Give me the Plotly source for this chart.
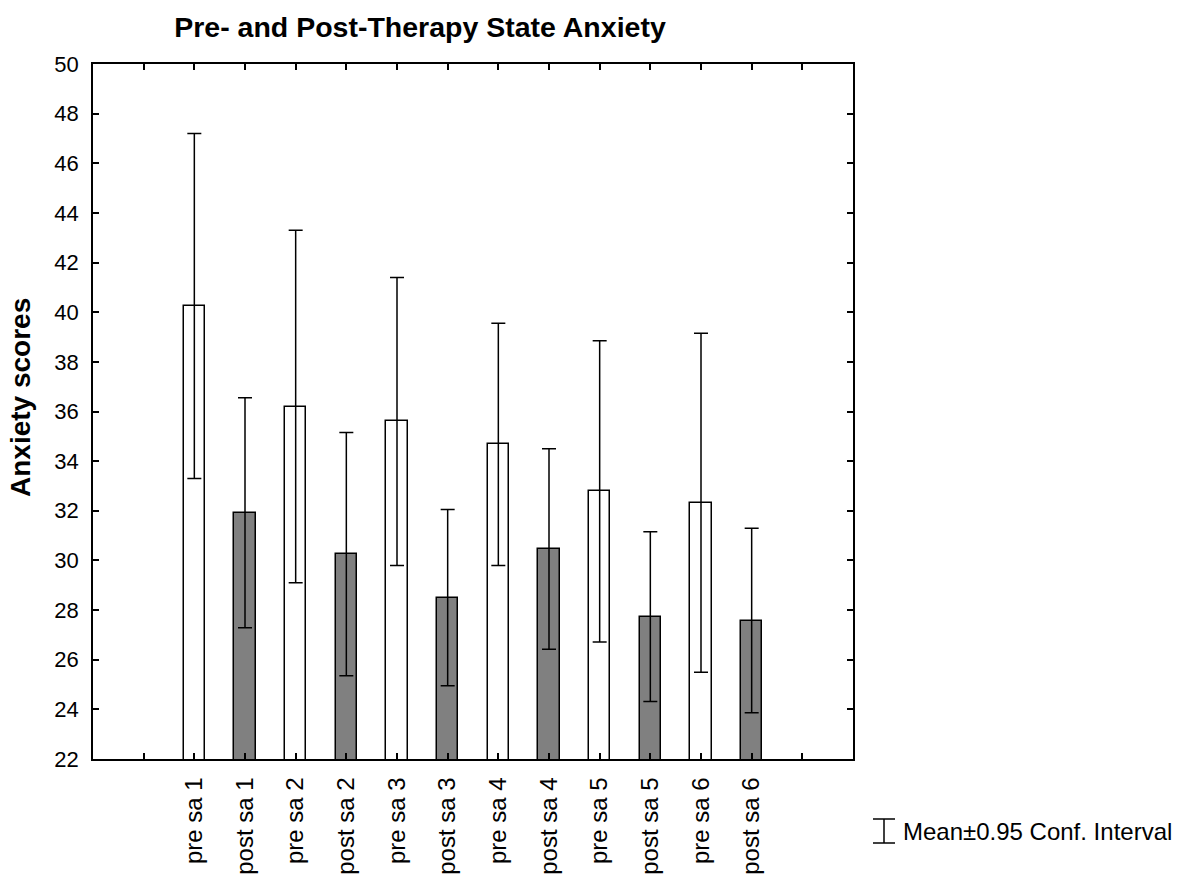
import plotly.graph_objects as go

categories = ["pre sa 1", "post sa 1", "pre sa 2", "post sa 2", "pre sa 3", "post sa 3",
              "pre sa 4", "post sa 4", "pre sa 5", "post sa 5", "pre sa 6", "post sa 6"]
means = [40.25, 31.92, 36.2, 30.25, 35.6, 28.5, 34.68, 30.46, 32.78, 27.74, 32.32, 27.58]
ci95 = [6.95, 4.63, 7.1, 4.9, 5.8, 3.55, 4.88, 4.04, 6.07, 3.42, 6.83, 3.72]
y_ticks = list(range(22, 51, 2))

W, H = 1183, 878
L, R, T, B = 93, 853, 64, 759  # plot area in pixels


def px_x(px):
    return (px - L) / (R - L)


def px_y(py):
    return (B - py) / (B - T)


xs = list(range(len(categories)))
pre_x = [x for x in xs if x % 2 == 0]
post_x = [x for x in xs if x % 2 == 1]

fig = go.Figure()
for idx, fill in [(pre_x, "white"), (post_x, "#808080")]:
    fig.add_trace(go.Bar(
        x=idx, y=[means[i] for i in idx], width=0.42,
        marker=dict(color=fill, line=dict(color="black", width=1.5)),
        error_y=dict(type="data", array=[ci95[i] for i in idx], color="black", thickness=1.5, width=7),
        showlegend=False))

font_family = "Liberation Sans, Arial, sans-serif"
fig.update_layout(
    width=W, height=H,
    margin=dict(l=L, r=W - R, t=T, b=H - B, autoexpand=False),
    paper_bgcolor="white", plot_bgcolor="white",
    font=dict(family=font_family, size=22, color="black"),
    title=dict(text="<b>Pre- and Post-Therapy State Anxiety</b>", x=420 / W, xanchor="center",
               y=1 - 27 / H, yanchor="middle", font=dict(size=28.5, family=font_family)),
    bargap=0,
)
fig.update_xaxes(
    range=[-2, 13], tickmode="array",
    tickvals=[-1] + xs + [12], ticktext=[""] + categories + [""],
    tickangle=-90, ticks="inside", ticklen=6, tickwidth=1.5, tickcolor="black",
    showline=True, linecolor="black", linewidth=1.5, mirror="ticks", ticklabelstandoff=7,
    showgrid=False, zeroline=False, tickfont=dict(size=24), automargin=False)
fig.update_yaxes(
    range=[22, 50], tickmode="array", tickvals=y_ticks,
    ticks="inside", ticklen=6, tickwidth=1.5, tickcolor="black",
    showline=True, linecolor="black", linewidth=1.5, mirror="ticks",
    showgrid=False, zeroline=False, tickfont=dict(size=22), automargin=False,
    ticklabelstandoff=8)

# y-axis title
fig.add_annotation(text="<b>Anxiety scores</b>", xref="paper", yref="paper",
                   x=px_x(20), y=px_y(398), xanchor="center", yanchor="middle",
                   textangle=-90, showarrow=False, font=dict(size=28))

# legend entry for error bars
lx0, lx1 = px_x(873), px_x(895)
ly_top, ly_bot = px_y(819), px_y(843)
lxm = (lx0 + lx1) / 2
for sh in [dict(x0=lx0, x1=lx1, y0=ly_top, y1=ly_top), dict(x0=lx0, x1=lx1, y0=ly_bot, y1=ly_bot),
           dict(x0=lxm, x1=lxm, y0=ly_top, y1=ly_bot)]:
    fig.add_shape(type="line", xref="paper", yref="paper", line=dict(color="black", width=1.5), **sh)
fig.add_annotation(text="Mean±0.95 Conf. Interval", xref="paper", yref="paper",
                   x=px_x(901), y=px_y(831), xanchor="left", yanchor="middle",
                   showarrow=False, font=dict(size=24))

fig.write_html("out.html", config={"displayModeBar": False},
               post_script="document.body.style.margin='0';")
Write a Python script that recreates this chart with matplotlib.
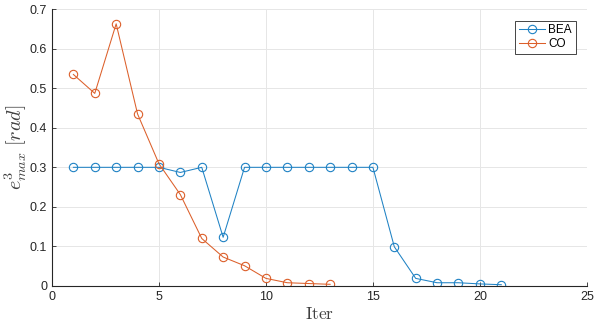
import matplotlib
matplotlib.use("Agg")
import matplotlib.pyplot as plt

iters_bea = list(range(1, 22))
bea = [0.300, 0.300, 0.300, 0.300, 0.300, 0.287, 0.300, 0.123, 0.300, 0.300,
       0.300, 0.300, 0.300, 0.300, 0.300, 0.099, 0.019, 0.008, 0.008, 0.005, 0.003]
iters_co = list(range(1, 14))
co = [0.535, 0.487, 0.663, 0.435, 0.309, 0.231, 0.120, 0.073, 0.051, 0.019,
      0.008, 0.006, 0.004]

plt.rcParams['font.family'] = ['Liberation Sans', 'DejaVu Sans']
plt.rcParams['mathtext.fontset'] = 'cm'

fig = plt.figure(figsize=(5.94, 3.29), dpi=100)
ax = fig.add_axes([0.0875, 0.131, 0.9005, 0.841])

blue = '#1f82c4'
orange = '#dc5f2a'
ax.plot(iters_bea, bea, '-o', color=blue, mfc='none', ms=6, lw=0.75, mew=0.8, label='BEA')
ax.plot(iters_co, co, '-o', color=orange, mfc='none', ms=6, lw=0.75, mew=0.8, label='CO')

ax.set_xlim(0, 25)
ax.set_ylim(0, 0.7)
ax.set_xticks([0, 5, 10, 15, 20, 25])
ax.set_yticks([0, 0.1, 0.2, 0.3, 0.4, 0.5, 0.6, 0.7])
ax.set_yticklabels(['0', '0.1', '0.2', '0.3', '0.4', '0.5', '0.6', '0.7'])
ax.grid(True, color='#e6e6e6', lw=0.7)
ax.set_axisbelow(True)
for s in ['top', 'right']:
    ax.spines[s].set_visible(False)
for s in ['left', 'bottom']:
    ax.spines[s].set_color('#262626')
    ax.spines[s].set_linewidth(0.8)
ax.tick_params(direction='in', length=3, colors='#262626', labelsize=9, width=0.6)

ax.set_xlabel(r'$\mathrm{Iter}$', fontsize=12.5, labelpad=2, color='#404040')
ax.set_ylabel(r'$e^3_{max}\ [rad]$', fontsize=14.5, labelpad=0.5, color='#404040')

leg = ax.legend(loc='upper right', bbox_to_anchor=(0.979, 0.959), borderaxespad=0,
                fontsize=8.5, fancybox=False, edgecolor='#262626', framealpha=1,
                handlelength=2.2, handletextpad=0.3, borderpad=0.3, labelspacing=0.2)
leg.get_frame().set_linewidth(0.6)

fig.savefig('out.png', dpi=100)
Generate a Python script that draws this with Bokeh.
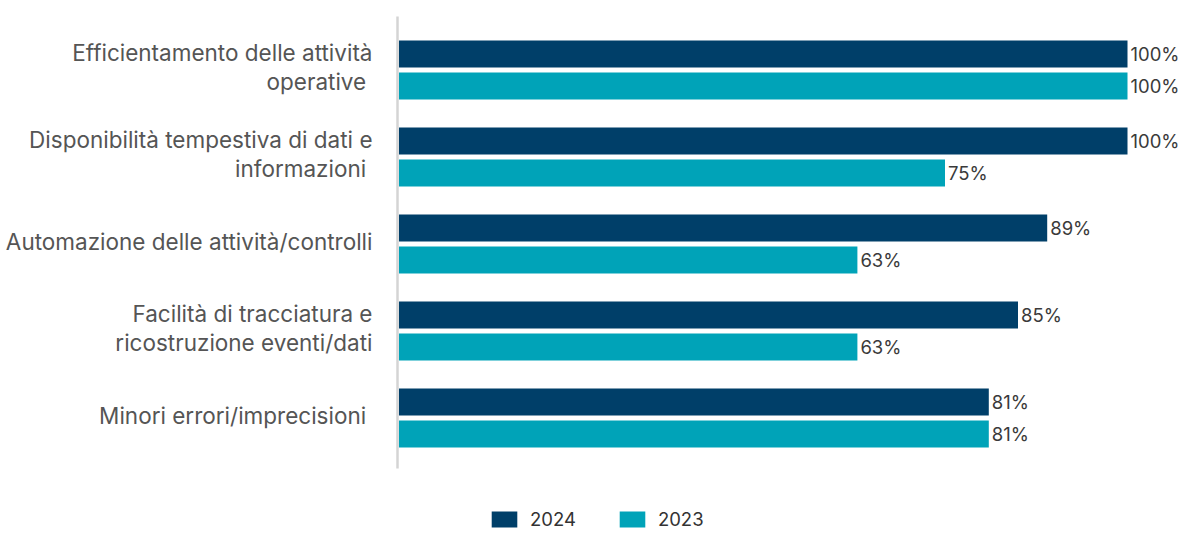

* * *

Task description: Each line of the material must be retyped exactly, except that images are omitted.

Completed exercise:
Give me the Plotly source for this chart.
import plotly.graph_objects as go

categories = ["pre sa 1", "post sa 1", "pre sa 2", "post sa 2", "pre sa 3", "post sa 3",
              "pre sa 4", "post sa 4", "pre sa 5", "post sa 5", "pre sa 6", "post sa 6"]
means = [40.25, 31.92, 36.2, 30.25, 35.6, 28.5, 34.68, 30.46, 32.78, 27.74, 32.32, 27.58]
ci95 = [6.95, 4.63, 7.1, 4.9, 5.8, 3.55, 4.88, 4.04, 6.07, 3.42, 6.83, 3.72]
y_ticks = list(range(22, 51, 2))

W, H = 1183, 878
L, R, T, B = 93, 853, 64, 759  # plot area in pixels


def px_x(px):
    return (px - L) / (R - L)


def px_y(py):
    return (B - py) / (B - T)


xs = list(range(len(categories)))
pre_x = [x for x in xs if x % 2 == 0]
post_x = [x for x in xs if x % 2 == 1]

fig = go.Figure()
for idx, fill in [(pre_x, "white"), (post_x, "#808080")]:
    fig.add_trace(go.Bar(
        x=idx, y=[means[i] for i in idx], width=0.42,
        marker=dict(color=fill, line=dict(color="black", width=1.5)),
        error_y=dict(type="data", array=[ci95[i] for i in idx], color="black", thickness=1.5, width=7),
        showlegend=False))

font_family = "Liberation Sans, Arial, sans-serif"
fig.update_layout(
    width=W, height=H,
    margin=dict(l=L, r=W - R, t=T, b=H - B, autoexpand=False),
    paper_bgcolor="white", plot_bgcolor="white",
    font=dict(family=font_family, size=22, color="black"),
    title=dict(text="<b>Pre- and Post-Therapy State Anxiety</b>", x=420 / W, xanchor="center",
               y=1 - 27 / H, yanchor="middle", font=dict(size=28.5, family=font_family)),
    bargap=0,
)
fig.update_xaxes(
    range=[-2, 13], tickmode="array",
    tickvals=[-1] + xs + [12], ticktext=[""] + categories + [""],
    tickangle=-90, ticks="inside", ticklen=6, tickwidth=1.5, tickcolor="black",
    showline=True, linecolor="black", linewidth=1.5, mirror="ticks", ticklabelstandoff=7,
    showgrid=False, zeroline=False, tickfont=dict(size=24), automargin=False)
fig.update_yaxes(
    range=[22, 50], tickmode="array", tickvals=y_ticks,
    ticks="inside", ticklen=6, tickwidth=1.5, tickcolor="black",
    showline=True, linecolor="black", linewidth=1.5, mirror="ticks",
    showgrid=False, zeroline=False, tickfont=dict(size=22), automargin=False,
    ticklabelstandoff=8)

# y-axis title
fig.add_annotation(text="<b>Anxiety scores</b>", xref="paper", yref="paper",
                   x=px_x(20), y=px_y(398), xanchor="center", yanchor="middle",
                   textangle=-90, showarrow=False, font=dict(size=28))

# legend entry for error bars
lx0, lx1 = px_x(873), px_x(895)
ly_top, ly_bot = px_y(819), px_y(843)
lxm = (lx0 + lx1) / 2
for sh in [dict(x0=lx0, x1=lx1, y0=ly_top, y1=ly_top), dict(x0=lx0, x1=lx1, y0=ly_bot, y1=ly_bot),
           dict(x0=lxm, x1=lxm, y0=ly_top, y1=ly_bot)]:
    fig.add_shape(type="line", xref="paper", yref="paper", line=dict(color="black", width=1.5), **sh)
fig.add_annotation(text="Mean±0.95 Conf. Interval", xref="paper", yref="paper",
                   x=px_x(901), y=px_y(831), xanchor="left", yanchor="middle",
                   showarrow=False, font=dict(size=24))

fig.write_html("out.html", config={"displayModeBar": False},
               post_script="document.body.style.margin='0';")
Write a Python script that recreates this chart with matplotlib.
import matplotlib
matplotlib.use("Agg")
import matplotlib.pyplot as plt

iters_bea = list(range(1, 22))
bea = [0.300, 0.300, 0.300, 0.300, 0.300, 0.287, 0.300, 0.123, 0.300, 0.300,
       0.300, 0.300, 0.300, 0.300, 0.300, 0.099, 0.019, 0.008, 0.008, 0.005, 0.003]
iters_co = list(range(1, 14))
co = [0.535, 0.487, 0.663, 0.435, 0.309, 0.231, 0.120, 0.073, 0.051, 0.019,
      0.008, 0.006, 0.004]

plt.rcParams['font.family'] = ['Liberation Sans', 'DejaVu Sans']
plt.rcParams['mathtext.fontset'] = 'cm'

fig = plt.figure(figsize=(5.94, 3.29), dpi=100)
ax = fig.add_axes([0.0875, 0.131, 0.9005, 0.841])

blue = '#1f82c4'
orange = '#dc5f2a'
ax.plot(iters_bea, bea, '-o', color=blue, mfc='none', ms=6, lw=0.75, mew=0.8, label='BEA')
ax.plot(iters_co, co, '-o', color=orange, mfc='none', ms=6, lw=0.75, mew=0.8, label='CO')

ax.set_xlim(0, 25)
ax.set_ylim(0, 0.7)
ax.set_xticks([0, 5, 10, 15, 20, 25])
ax.set_yticks([0, 0.1, 0.2, 0.3, 0.4, 0.5, 0.6, 0.7])
ax.set_yticklabels(['0', '0.1', '0.2', '0.3', '0.4', '0.5', '0.6', '0.7'])
ax.grid(True, color='#e6e6e6', lw=0.7)
ax.set_axisbelow(True)
for s in ['top', 'right']:
    ax.spines[s].set_visible(False)
for s in ['left', 'bottom']:
    ax.spines[s].set_color('#262626')
    ax.spines[s].set_linewidth(0.8)
ax.tick_params(direction='in', length=3, colors='#262626', labelsize=9, width=0.6)

ax.set_xlabel(r'$\mathrm{Iter}$', fontsize=12.5, labelpad=2, color='#404040')
ax.set_ylabel(r'$e^3_{max}\ [rad]$', fontsize=14.5, labelpad=0.5, color='#404040')

leg = ax.legend(loc='upper right', bbox_to_anchor=(0.979, 0.959), borderaxespad=0,
                fontsize=8.5, fancybox=False, edgecolor='#262626', framealpha=1,
                handlelength=2.2, handletextpad=0.3, borderpad=0.3, labelspacing=0.2)
leg.get_frame().set_linewidth(0.6)

fig.savefig('out.png', dpi=100)
Generate a Python script that draws this with Bokeh.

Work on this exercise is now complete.